It is an advertising industry legend that Hershey Chocolate did not advertise. The advertising industry marveled at Hershey’s success without the use of advertising. During the company’s first fifty years, Hershey Chocolate succeeded without media advertising because it had few competitors in the solid chocolate confectionery market.
The image of Hershey as a company that succeeded without advertising stretches the truth. It is true that Hershey did not use media advertising (newspaper ads, radio, television) until 1970. However, Hershey did make extensive use of trade and point of purchasing advertisements throughout its history. Unlike most companies that directed advertising dollars to consumers as well as customers, Hershey concentrated all its advertising budget towards the trade, placing ads in trade publications, offering cut sheets to customers to use in their own newspaper ads and promoting its products with shelf talkers and window displays.
In the 1960s, market changes and the growth of the Mars Candy Company under Forrest Mars challenged Hershey’s control of the market. During the 1960s, Mars steadily gained market share and Hershey realized that it would have to change how it conducted business.
It was not a simple matter to begin media and print advertising. Hershey first needed to build the infrastructure that would enable them to develop a modern marketing program and support an advertising campaign. That took several years.

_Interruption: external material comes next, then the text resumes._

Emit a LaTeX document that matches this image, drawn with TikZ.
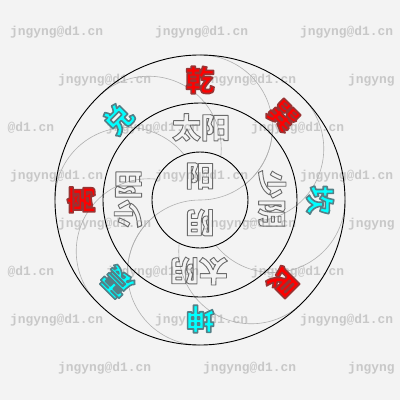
\documentclass[tikz,border=0pt]{standalone}
\usepackage{fontspec}
\newfontfamily\cjk{Noto Sans CJK SC}
\newfontfamily\wmfont{Liberation Mono}
\definecolor{bg}{HTML}{F3F3F3}
\definecolor{wm}{HTML}{C8C8C8}
\definecolor{arcgray}{HTML}{B0B0B0}
\definecolor{redfill}{HTML}{FF0000}
\definecolor{cyanfill}{HTML}{00FFFF}
% outlined text through the PDF text rendering mode
\newcommand\hollowch[1]{\special{pdf:code 0.42 0.42 0.42 RG 0.9 w 1 j 1 Tr}#1\special{pdf:code 0 Tr}}
\newcommand\redch[1]{\textcolor{redfill}{\special{pdf:code 0.6 0.2 0.2 RG 1.6 w 1 j 2 Tr}#1\special{pdf:code 0 Tr}}}
\newcommand\cyanch[1]{\textcolor{cyanfill}{\special{pdf:code 0.33 0.5 0.53 RG 1.6 w 1 j 2 Tr}#1\special{pdf:code 0 Tr}}}
\tikzset{
  wmstyle/.style={font=\wmfont\bfseries\fontsize{12.9}{12.9}\selectfont, text=wm, inner sep=0, anchor=west},
  ring/.style={draw=black, line width=0.9pt},
  arcline/.style={draw=arcgray, line width=0.6pt},
  innerch/.style={font=\cjk\bfseries\fontsize{29}{29}\selectfont, inner sep=0},
  outerch/.style={font=\cjk\bfseries\fontsize{29}{29}\selectfont, inner sep=0}
}
\begin{document}
\begin{tikzpicture}[x=1pt,y=1pt]
\useasboundingbox (-200,-200) rectangle (200,200);
\clip (-200,-200) rectangle (200,200);
\fill[bg] (-200,-200) rectangle (200,200);
% watermark rows (x positions measured from the left edge)
\foreach \i in {0,3,6}{
  \pgfmathsetmacro\yy{200-(32+48*\i)}
  \node[wmstyle] (wa\i) at (-190, \yy) {jngyng@d1.cn};
  \node[wmstyle] (wb\i) at (-45, \yy) {jngyng@d1.cn};
  \node[wmstyle] (wc\i) at (100, \yy) {jngyng@d1.cn};
}
\foreach \i in {1,4,7}{
  \pgfmathsetmacro\yy{200-(32+48*\i)}
  \node[wmstyle] (wa\i) at (-142, \yy) {jngyng@d1.cn};
  \node[wmstyle] (wb\i) at (3, \yy) {jngyng@d1.cn};
  \node[wmstyle] (wc\i) at (148, \yy) {jngyng};
}
\foreach \i in {2,5}{
  \pgfmathsetmacro\yy{200-(32+48*\i)}
  \node[wmstyle] (wa\i) at (-192.5, \yy) {@d1.cn};
  \node[wmstyle] (wb\i) at (-94, \yy) {jngyng@d1.cn};
  \node[wmstyle] (wc\i) at (51, \yy) {jngyng@d1.cn};
}
% swirl arcs (outside the inner circle)
\begin{scope}[even odd rule]
\clip (-200,-200) rectangle (200,200) (0,0) circle (48);
\foreach \k in {0,...,7}{
  \pgfmathsetmacro\ph{45*\k}
  \draw[arcline] (0,0) arc[start angle=\ph+180, end angle=\ph+360, radius=72.5];
}
\end{scope}
% S line through the centre
\coordinate (ctr) at (0,0);
\draw[arcline] (ctr) arc[start angle=270, end angle=360, radius=72.5];
\draw[arcline] (ctr) arc[start angle=90, end angle=180, radius=72.5];
% rings
\node[circle, ring, minimum size=290pt, inner sep=0] (outer) at (0,0) {};
\node[circle, ring, minimum size=194pt, inner sep=0] (middle) at (0,0) {};
\node[circle, ring, minimum size=96pt, inner sep=0] (inner) at (0,0) {};
% center
\node[innerch] (yang) at (0,24) {\hollowch{阳}};
\node[innerch, rotate=180] (yin) at (0,-22.5) {\hollowch{阴}};
% four images
\node[innerch] (taiyang) at (1,72.5) {\hollowch{太阳}};
\node[innerch, rotate=90] (shaoyang) at (-72,1) {\hollowch{少阳}};
\node[innerch, rotate=180] (taiyin) at (-1,-71) {\hollowch{太阴}};
\node[innerch, rotate=-90] (shaoyin) at (72,1) {\hollowch{少阴}};
% trigrams
\node[outerch] (qian) at (0,120) {\redch{乾}};
\node[outerch, rotate=45] (dui) at (-82,81) {\cyanch{兑}};
\node[outerch, rotate=90] (li) at (-119,0) {\redch{离}};
\node[outerch, rotate=135] (zhen) at (-83,-82) {\cyanch{震}};
\node[outerch, rotate=180] (kun) at (0,-119) {\cyanch{坤}};
\node[outerch, rotate=225] (gen) at (83,-82) {\redch{艮}};
\node[outerch, rotate=-90] (kan) at (120,0) {\cyanch{坎}};
\node[outerch, rotate=-45] (xun) at (83,84) {\redch{巽}};
\end{tikzpicture}
\end{document}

Jack Dowd, hired in 1965 to help Hershey establish its first marketing department, recalled in his 1991 oral history interview, the chocolate company’s reluctance to move towards implementing a media advertising campaign, in spite of the company’s trend toward losing market share.
Incidentally, my interview, the first day I met a number of people, including Harold Mohler [Hershey Chocolate Corporation president]. He said, “They seem to like you here, but a couple of things you should know about Hershey. One is, we don’t advertise.”
I said, “I’m vividly aware of that. Everybody in marketing is aware of that. But I have a couple of hypotheses about your company because I’ve done a lot of reading about it, and if they’re true, you’re going to be advertising.”
He said, “What are they?”
I said, “I think your share of market has been declining.”
And he said, “Yes, it has.”
I said, “I think your new products are not as successful as your old products.”
He said, “That’s true. They’re not.”
And I said, “I don’t think that your products are as popular with children as they are with adults.”
And he said, “That’s true.”
And I said, “Given those three, you’re going to start to advertise.”
He said, “Well, we haven’t decided yet.”
It was not until 1969 that the company was ready to launch a national media advertising campaign.
When Hershey Foods Corporation began the process of searching for an advertising agency, it was particularly interested in the agency’s skills in producing television ads. After interviewing six firms, Hershey hired Ogilvy and Mather, who were based in New York City.
In sharing the news of hiring Ogilvy & Mather with their employees, Hershey noted the growing competition for shelf space in the grocery store, the changing demographics of the country’s population with the emergence of the baby boom generation and the need to connect with a more youthful audience. The July 21, 1969 memo stated:
With the competition getting keener for the consumers sweet tooth – and the fact that almost half of the people in the United States today are under 25 years of age, we felt it prudent to introduce this marketing tool to acquaint this younger generation with our items and to maintain our position with the over 25 group.
Hershey selected three brands with which to test the advertising waters: Hershey’s Milk Chocolate, Reese’s Peanut Butter Cups, and Hershey’s Instant, a milk chocolate powder. At first tests were done in seven cities for several months before launching a national campaign in September, 1970.
Ogilvy & Mather’s creative director for the Hershey Milk Chocolate team was Billings Fuess. He developed the “Hershey. The Great American Chocolate Bar” ad campaign.
Billings Fuess was inspired by his love of Hershey’s Milk Chocolate, believing that it was superior to European milk chocolate. He explained his reasoning and inspiration in a 2010 oral history interview.:
I had the idea for “The Great American Chocolate Bar” because I knew there was a lot of wonderful history behind Hershey. I also liked Hershey bars and they were a heck of a lot better than their competition from Switzerland. And I wanted to give them a dig and say the great AMERICAN chocolate bar.
Along with the slogan, Fuess also developed the concept for the first television commercials. He wanted the commercials to express the personal relationships nurtured by the shared enjoyment of Hershey’s Milk Chocolate. His strategy was to “build upon the marvelous reminisces of people and what the Hershey bar means to most people and the fact that it’s American and it tastes so good and there’s something wondrous about a little child eating it and sharing it with his parents . . . The idea of a father with his son on his shoulders and the son tears open the Hershey bar, eats some and give some to his father as he’s walking down the street.”
The Great American Chocolate Bar campaign served the company well. It continued to serve as the basis of Hershey’s Milk Chocolate marketing from 1970 until 1994.